Mathematical Skills


Classes for the course Mathematical Skills in the winter semester of 2019 give an introduction to propositional logic and predicate first-order logic, proof techniques such as mathematical induction and proof by contradiction, and a variety of example problems that illustrate different aspects of mathematical proof. Classes also enable students to consolidate their learning and mathematical background to help follow the Mathematical Analysis I, Discrete Mathematics I and Linear Algebra I courses.

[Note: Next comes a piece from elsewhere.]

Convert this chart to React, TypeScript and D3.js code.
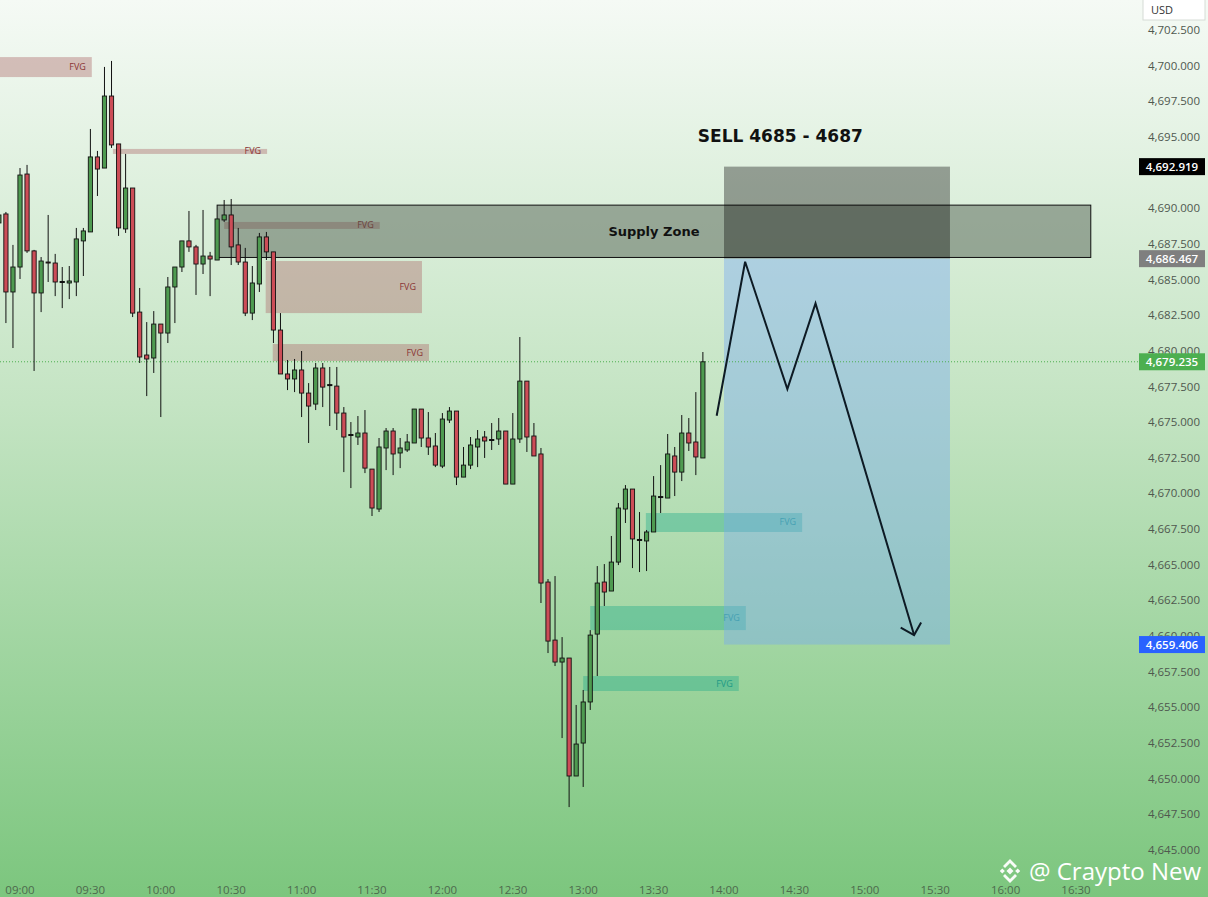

Mathematical Skills is an optional course, although credits are awarded for regular participation in classes and performance on the two tests  set during the semester.
Resources
K.P Rosen, Discrete Mathematics and Its Applications, 7th ed., 2012

For more advanced material:
A.G. Hamilton, Logic for Mathematicians, revised ed. 1988
J. D'Angelo and D. West, Mathematical Thinking: Problem-solving and Proofs, 2nd edition, 2000.

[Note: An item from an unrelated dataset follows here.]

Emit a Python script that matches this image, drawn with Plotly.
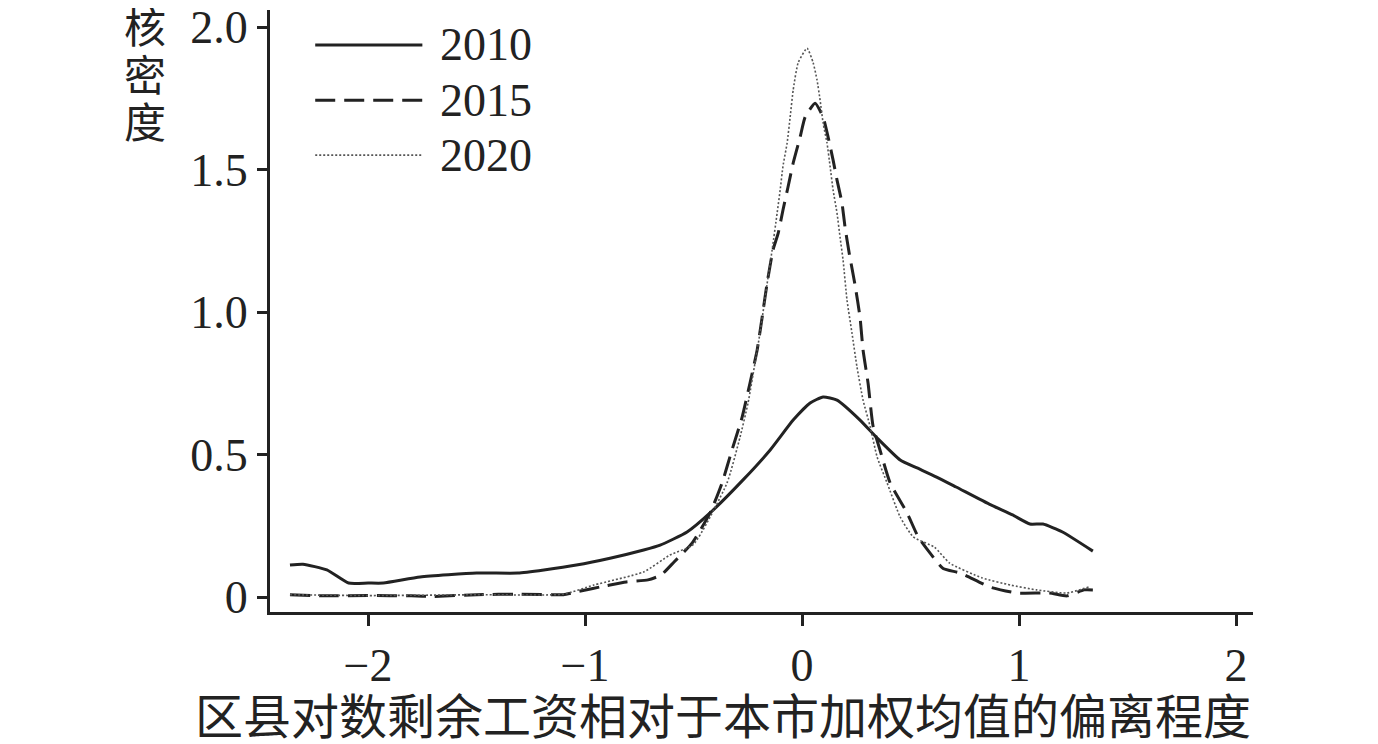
import plotly.graph_objects as go

# kernel density curves
x2010 = [-2.36, -2.30, -2.19, -2.09, -2.0, -1.93, -1.76, -1.50, -1.31, -1.19, -1.04, -0.88, -0.73,
         -0.654, -0.53, -0.424, -0.272, -0.147, -0.041, 0.037, 0.097, 0.161, 0.267, 0.346, 0.452,
         0.53, 0.62, 0.71, 0.87, 0.97, 1.05, 1.11, 1.20, 1.34]
y2010 = [0.112, 0.115, 0.095, 0.049, 0.049, 0.049, 0.070, 0.084, 0.084, 0.095, 0.112, 0.137, 0.165,
         0.182, 0.228, 0.295, 0.411, 0.516, 0.621, 0.681, 0.702, 0.691, 0.621, 0.558, 0.481,
         0.453, 0.421, 0.386, 0.323, 0.288, 0.256, 0.256, 0.228, 0.161]

x2015 = [-2.36, -2.2, -2.0, -1.8, -1.7, -1.5, -1.3, -1.1, -1.04, -0.9,
         -0.81, -0.71, -0.65, -0.59, -0.507, -0.424, -0.369, -0.323, -0.276, -0.240,
         -0.207, -0.184, -0.161, -0.134, -0.11, -0.088, -0.065, -0.041, -0.009, 0.014,
         0.06, 0.097, 0.12, 0.143, 0.161, 0.184, 0.198, 0.217, 0.244, 0.267,
         0.281, 0.304, 0.327, 0.359, 0.406, 0.484, 0.535, 0.59, 0.65, 0.73,
         0.866, 0.99, 1.14, 1.22, 1.30, 1.34]
y2015 = [0.008, 0.004, 0.005, 0.004, 0.002, 0.008, 0.01, 0.008, 0.018, 0.04,
         0.053, 0.06, 0.077, 0.123, 0.189, 0.295, 0.400, 0.516, 0.632, 0.751,
         0.867, 0.982, 1.102, 1.218, 1.277, 1.358, 1.438, 1.523, 1.614, 1.684,
         1.733, 1.684, 1.614, 1.533, 1.463, 1.382, 1.298, 1.207, 1.095, 0.982,
         0.867, 0.751, 0.600, 0.516, 0.400, 0.295, 0.211, 0.154, 0.10, 0.084,
         0.035, 0.014, 0.014, 0.004, 0.025, 0.025]

x2020 = [-2.36, -2.0, -1.5, -1.1, -0.96, -0.73, -0.61, -0.50, -0.346, -0.286,
         -0.249, -0.217, -0.194, -0.161, -0.138, -0.115, -0.101, -0.088, -0.069, -0.055,
         -0.041, -0.018, 0.023, 0.051, 0.069, 0.083, 0.097, 0.115, 0.129, 0.143,
         0.161, 0.175, 0.189, 0.207, 0.230, 0.253, 0.281, 0.313, 0.346, 0.392,
         0.452, 0.512, 0.61, 0.68, 0.83, 0.96, 1.08, 1.22, 1.32]
y2020 = [0.008, 0.005, 0.008, 0.01, 0.042, 0.088, 0.147, 0.185, 0.400, 0.561,
         0.681, 0.821, 0.926, 1.10, 1.218, 1.347, 1.428, 1.512, 1.593, 1.684,
         1.779, 1.875, 1.926, 1.875, 1.814, 1.744, 1.663, 1.593, 1.512, 1.428,
         1.347, 1.263, 1.182, 1.042, 0.926, 0.807, 0.691, 0.60, 0.491, 0.40,
         0.281, 0.211, 0.175, 0.119, 0.067, 0.042, 0.025, 0.014, 0.035]

years = ["2010", "2015", "2020"]
x_ticks = [-2, -1, 0, 1, 2]
y_ticks = [0, 0.5, 1.0, 1.5, 2.0]
y_ticktext = ["0", "0.5", "1.0", "1.5", "2.0"]

num_font = "Liberation Serif, Times New Roman, serif"
cjk_font = "Noto Sans CJK SC, Liberation Serif, serif"
num_size = 46

styles = [
    dict(color="#222222", width=3, dash="solid"),
    dict(color="#222222", width=3, dash="20px,9px"),
    dict(color="#555555", width=1.6, dash="2px,2px"),
]

fig = go.Figure()
for xs, ys, st, name in zip([x2010, x2015, x2020], [y2010, y2015, y2020], styles, years):
    fig.add_trace(go.Scatter(x=xs, y=ys, mode="lines", name=name,
                             line=dict(shape="spline", smoothing=0.5, **st),
                             showlegend=False))

# hand-made legend (long line samples like the original)
shapes = []
annotations = []
leg_y = [0.942, 0.850, 0.759]
for st, name, ly in zip(styles, years, leg_y):
    shapes.append(dict(type="line", xref="paper", yref="paper", x0=0.046, x1=0.155,
                       y0=ly, y1=ly, line=st))
    annotations.append(dict(text=name, xref="paper", yref="paper", x=0.171, y=ly,
                            xanchor="left", yanchor="middle", showarrow=False,
                            font=dict(family=num_font, size=num_size, color="#222222")))

# vertical y title
for ch, py in zip("核密度", [24, 72, 120]):
    annotations.append(dict(text=ch, xref="paper", yref="paper", x=-0.127,
                            y=(612 - py) / 602, xanchor="center", yanchor="middle",
                            showarrow=False,
                            font=dict(family=cjk_font, size=42, color="#222222")))

annotations.append(dict(text="区县对数剩余工资相对于本市加权均值的偏离程度",
                        xref="paper", yref="paper", x=0.461, y=-0.168,
                        xanchor="center", yanchor="middle", showarrow=False,
                        font=dict(family=cjk_font, size=48, color="#222222")))

# page body adds ~8px offset, so margins are shifted left/up by 8px
fig.update_layout(
    width=1378, height=744,
    margin=dict(l=262, r=133, t=2, b=140),
    plot_bgcolor="white", paper_bgcolor="white",
    shapes=shapes, annotations=annotations,
    font=dict(family=num_font, size=num_size, color="#222222"),
)
fig.update_xaxes(range=[-2.452, 2.078], tickvals=x_ticks, showline=True, linewidth=3,
                 linecolor="#222222", ticks="outside", ticklen=11, tickwidth=3,
                 tickcolor="#222222", showgrid=False, zeroline=False,
                 ticklabeloverflow="allow", automargin=False,
                 tickfont=dict(family=num_font, size=num_size))
fig.update_yaxes(range=[-0.0526, 2.06], tickvals=y_ticks, ticktext=y_ticktext,
                 showline=True, linewidth=3, linecolor="#222222", ticks="outside",
                 ticklen=10, tickwidth=3, tickcolor="#222222", showgrid=False,
                 zeroline=False, ticklabeloverflow="allow", automargin=False,
                 tickfont=dict(family=num_font, size=num_size))

fig.write_html("out.html")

Classes are held at 10:40 on Mondays (excepting holidays) in Room S11 in the MFF building at Malostranské nám. 25, 1st floor.


Material covered
7 October
``Every quadratic has two roots" to illustrate the need to define the domain of variables and terms used, and to resolve ambiguities (exactly two? at most two? at least two?). In logic: propositions as declarative statements that are true or false, but not both. Mathematical texts: axioms, definition, lemma, proposition (proved to be true), theorem (major proposition), corollary, conjecture. Axioms must be consistent (i.e. not lead to a contradiction) in order to avoid deriving a statement that is simultaneously true and false.

14 October
Propositional logic. Propositional variables. Truth tables for truth functions. Connectives. Propositional variables. Truth tables for unary functions (negation) and binary (and, inclusive or, exclusive or, material implication, equivalence). Ways of formulating an implication in English ('if p then q', 'q is  a necessary condition for p' etc. ). Constant truth functions T and F. Logical equivalence (same truth table).

21 October
Disjunctive normal form (DNF), conjunctive normal form (CNF). Examples of logical equivalence (De Morgan's laws etc.).

4 November
Logical connectives as set operations (universal set = all tuples of truth values assigned to propositional variables). Logical implication. Valid arguments. Modus ponens, modus tollens (contrapositive), proof by contradiction.

11 November
Proof by cases, proof of equivalence (implication one way and its converse), circle of implications (``the following are equivalent"). Proof by contradiction: logical form and examples. Pigeonhole Principle proof. Contrapositive proof framed as a proof by contradiction.

18 November
In-class written TEST on material covered so far.

25 November
First-order logic: domain, propositional functions; quantifiers, negation of quantifiers (cf. De Morgan Laws). Axioms for a group using quantifiers, and other mathematical statements put into the language of First Order Logic. ``There is a unique x." For domain the natural numbers: ``There are infinitely many n", ``There are finitely many n", ``For sufficiently large n".

2 December
Natural numbers and induction. Examples of summing series. Fermat numbers (and their coprimality). Number of subsets.

9 December
Binomial coefficients and Pascal's recurrence. Other combinatorial recurrences obtained by partitioning the objects of size n to be counted into two parts (Stirling numbers of the second kind, Fibonacci numbers). Strong induction principle and examples of proofs using it.

16 December
Well-ordering of natural numbers. Equivalence with principle of mathematical induction. Examples of proofs using well-ordering.

6 January
In-class written TEST on material since the last test. Definitions, examples, basic proofs. The test will take up to 80 minutes; it will be marked in a few days, and you will be informed if the mark you have does not reach the threshold described on SIS (under ``Podmínky zakončení předmětu" in English ``angličtina") to give you a course credit.